In an effort to prepare himself for blending his own whisky in a few years, Kiyoi-san has introduced a small amount of their own whisky into the blend. The name? Amahagan is simply Nagahama backward. They do not hide the fact that this is not just their own spirit – in fact, they state it proudly on the label. “The harmony of Nagahama Distillery and world selected malt whiskies”. Is it good? Well, let’s find out…
The nose was stunningly inviting right off of the bat. Golden raisins, stewed prunes, candied apples, bananas, rhubarb, and peaches were all present, engulfed in a sweet creaminess which I could only describe as “cup-cake batter”.
It seems odd when talking about the palate to start with the finish – but I feel one should be prepared for how long this lasts. This whisky is a journey that needs time committed to it in order to fully appreciate it. One should not take rapid-fire sips of this dram, but rather hold it in your mouth and mind for a good couple of minutes. As long as the finish is, the flavour is just as complex. Many of the aforementioned fruits were present on the palate too, but joining them now is apricot and orange.
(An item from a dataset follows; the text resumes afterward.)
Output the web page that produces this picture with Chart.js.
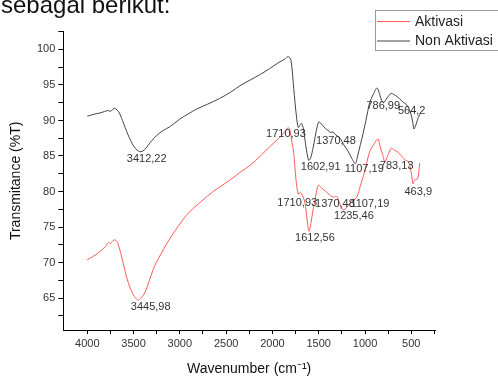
<!DOCTYPE html>
<html>
<head>
<meta charset="utf-8">
<script src="https://cdn.jsdelivr.net/npm/chart.js@4.4.1/dist/chart.umd.min.js"></script>
<style>
  body { margin: 0; background: #fff; }
  canvas { display: block; }
</style>
</head>
<body>
<canvas id="ftir" width="498" height="379"></canvas>
<script>
// wavenumber (cm-1) and transmittance (%T)
const wnNon = [4000, 3920, 3850, 3780, 3750, 3720, 3700, 3660, 3620, 3560, 3500, 3450, 3420, 3380, 3320, 3250, 3180, 3110, 3000, 2900, 2820, 2700, 2570, 2450, 2350, 2240, 2130, 2030, 1940, 1860, 1830, 1800, 1770, 1740, 1720, 1700, 1685, 1665, 1640, 1610, 1590, 1560, 1530, 1500, 1470, 1430, 1400, 1370, 1345, 1320, 1270, 1230, 1180, 1140, 1105, 1080, 1050, 1020, 990, 950, 910, 870, 845, 820, 800, 760, 720, 680, 630, 590, 550, 510, 485, 472, 455, 440, 425, 410, 400];
const tNon = [90.6, 90.9, 91.1, 91.4, 91.3, 91.6, 91.7, 91.2, 90.0, 88.0, 86.4, 85.7, 85.6, 85.9, 86.9, 87.9, 88.6, 89.1, 90.2, 91.0, 91.6, 92.3, 93.1, 94.0, 94.9, 95.7, 96.5, 97.3, 98.1, 98.7, 99.0, 98.5, 94.5, 90.5, 89.0, 89.4, 89.6, 88.8, 86.5, 84.4, 84.6, 86.2, 88.3, 89.8, 89.5, 88.9, 88.6, 88.3, 88.4, 88.0, 87.5, 86.6, 85.6, 84.6, 83.9, 85.0, 86.6, 88.2, 90.0, 92.5, 93.7, 94.6, 93.8, 92.8, 92.5, 93.2, 93.8, 93.6, 93.1, 92.6, 92.2, 91.2, 89.8, 88.8, 89.2, 89.8, 90.4, 90.8, 91.0];

const wnAkt = [4000, 3930, 3860, 3800, 3775, 3750, 3720, 3700, 3670, 3640, 3610, 3575, 3530, 3490, 3450, 3420, 3380, 3350, 3310, 3270, 3200, 3140, 3050, 2950, 2890, 2760, 2640, 2460, 2350, 2240, 2130, 2030, 1930, 1860, 1830, 1810, 1790, 1770, 1745, 1720, 1700, 1685, 1650, 1625, 1605, 1585, 1560, 1540, 1505, 1470, 1415, 1370, 1340, 1305, 1270, 1250, 1235, 1200, 1165, 1130, 1090, 1050, 1000, 950, 900, 860, 840, 810, 785, 750, 715, 680, 640, 600, 560, 530, 500, 482, 470, 455, 430, 410];
const tAkt = [70.4, 70.9, 71.6, 72.3, 72.8, 72.7, 73.1, 73.2, 72.7, 71.4, 69.8, 67.9, 66.2, 65.2, 64.7, 65.0, 65.7, 66.7, 68.2, 69.6, 71.3, 72.7, 74.5, 76.3, 77.2, 78.7, 80.0, 81.6, 82.7, 83.7, 85.0, 86.3, 87.5, 88.5, 89.0, 88.6, 87.0, 85.4, 81.6, 79.6, 79.9, 79.7, 78.5, 76.0, 74.4, 75.5, 77.5, 78.8, 80.9, 80.5, 79.9, 79.4, 79.2, 79.3, 78.2, 77.6, 77.4, 77.7, 78.3, 78.7, 79.2, 80.8, 83.0, 85.6, 86.7, 87.4, 86.5, 85.2, 84.2, 85.2, 86.1, 85.8, 85.5, 84.9, 84.4, 84.2, 82.6, 81.1, 81.4, 81.7, 81.8, 84.0];

// peak labels, placed at (wavenumber, %T)
const peakText = ["3412,22", "1710,93", "1602,91", "1370,48", "1107,19", "786,99", "564,2",
                  "3445,98", "1710,93", "1370,48", "1107,19", "1235,46", "1612,56", "783,13", "463,9"];
const peakWn = [3358, 1854, 1479, 1314, 1008, 803, 496,
                3315, 1732, 1325, 947, 1120, 1541, 658, 425];
const peakT = [84.65, 88.1, 83.5, 87.1, 83.2, 92.0, 91.3,
               63.75, 78.45, 78.3, 78.3, 76.5, 73.5, 83.6, 79.9];

const xTicks = [250, 500, 750, 1000, 1250, 1500, 1750, 2000, 2250, 2500, 2750, 3000, 3250, 3500, 3750, 4000];
const xTickLabels = [500, 1000, 1500, 2000, 2500, 3000, 3500, 4000];
const yTicks = [62.5, 65, 67.5, 70, 72.5, 75, 77.5, 80, 82.5, 85, 87.5, 90, 92.5, 95, 97.5, 100, 102.5];
const yTickLabels = [65, 70, 75, 80, 85, 90, 95, 100];

const seriesNames = ["Aktivasi", "Non Aktivasi"];
const seriesColors = ["#ff5a5a", "#444444"];

const FONT = "'Liberation Sans', Arial, sans-serif";

const toPoints = (xs, ys) => xs.map((x, i) => ({ x: x, y: ys[i] }));

const extras = {
  id: "extras",
  afterDatasetsDraw(chart) {
    const ctx = chart.ctx;
    const xs = chart.scales.x, ys = chart.scales.y;
    ctx.save();
    ctx.fillStyle = "#333";
    ctx.font = "11px " + FONT;
    ctx.textAlign = "center";
    ctx.textBaseline = "middle";
    peakText.forEach((t, i) => {
      ctx.fillText(t, xs.getPixelForValue(peakWn[i]), ys.getPixelForValue(peakT[i]));
    });
    ctx.restore();
  },
  afterDraw(chart) {
    const ctx = chart.ctx;
    ctx.save();
    // heading text from the page above the figure
    ctx.fillStyle = "#111";
    ctx.font = "24px " + FONT;
    ctx.textBaseline = "alphabetic";
    ctx.textAlign = "left";
    ctx.fillText("sebagai berikut:", 1, 13);
    // legend box
    ctx.strokeStyle = "#999";
    ctx.lineWidth = 1;
    ctx.strokeRect(375.5, 10.5, 130, 40);
    ctx.font = "14px " + FONT;
    ctx.textBaseline = "middle";
    seriesNames.forEach((name, i) => {
      const y = 21 + i * 19.5;
      ctx.strokeStyle = seriesColors[i];
      ctx.beginPath();
      ctx.moveTo(377, y + 0.5);
      ctx.lineTo(410, y + 0.5);
      ctx.stroke();
      ctx.fillStyle = "#222";
      ctx.fillText(name, 415, y + 1);
    });
    ctx.restore();
  }
};

new Chart(document.getElementById("ftir"), {
  type: "line",
  data: {
    datasets: [
      { label: seriesNames[0], data: toPoints(wnAkt, tAkt), borderColor: seriesColors[0], borderWidth: 1, pointRadius: 0, tension: 0.3, fill: false },
      { label: seriesNames[1], data: toPoints(wnNon, tNon), borderColor: seriesColors[1], borderWidth: 1, pointRadius: 0, tension: 0.3, fill: false }
    ]
  },
  options: {
    responsive: false,
    animation: false,
    devicePixelRatio: 1,
    layout: { padding: { top: 31.7, right: 63, left: 0, bottom: 0 } },
    plugins: { legend: { display: false }, tooltip: { enabled: false }, title: { display: false } },
    scales: {
      x: {
        type: "linear",
        reverse: true,
        min: 244,
        max: 4259,
        afterBuildTicks: (s) => { s.ticks = xTicks.map(v => ({ value: v })); },
        afterFit: (s) => { s.height = 49; },
        border: { display: true, color: "#000", width: 1 },
        grid: { drawOnChartArea: false, drawTicks: true, tickLength: 4, tickColor: "#000" },
        ticks: {
          autoSkip: false, maxRotation: 0, padding: 3, color: "#333",
          font: { family: FONT, size: 11 },
          callback: (v) => xTickLabels.includes(v) ? String(v) : ""
        },
        title: { display: true, text: "Wavenumber (cm⁻¹)", color: "#111", font: { family: FONT, size: 14 }, padding: { top: 0, bottom: 1 } }
      },
      y: {
        min: 60.5,
        max: 102.5,
        afterBuildTicks: (s) => { s.ticks = yTicks.map(v => ({ value: v })); },
        afterFit: (s) => { s.width = 63.3; },
        border: { display: true, color: "#000", width: 1 },
        grid: { drawOnChartArea: false, drawTicks: true, tickLength: 5, tickColor: "#000" },
        ticks: {
          autoSkip: false, padding: 3, color: "#333",
          font: { family: FONT, size: 11 },
          callback: (v) => yTickLabels.includes(v) ? String(v) : ""
        },
        title: { display: true, text: "Transmitance (%T)", color: "#111", font: { family: FONT, size: 14 }, padding: { top: 7.6, bottom: 0 } }
      }
    }
  },
  plugins: [extras]
});
</script>
</body>
</html>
Beneath the fruit however, another layer is revealed – a layer of rich dark chocolate, brioche buns, nutmeg and malt.
The concept of this whisky is unique and interesting, and it would have been all too easy to just throw together any old whisky and let the marketing team sell it. This is 100% not the case here. You can tell that this whisky has been loveling crafted by someone who truly understands flavour. This is the first attempt from new Japanese whisky blender Takashi Kiyoi, and I think it is an incredible debut. Will it be a one-hit-wonder, or will he join the ranks of Japan’s master blender? Only time will tell, but I know which one I’d bet on. As the label says, “Perfecting this blending technique is our new challenge”, and I think Kiyoi-san will rise to that challenge. Highly recommended.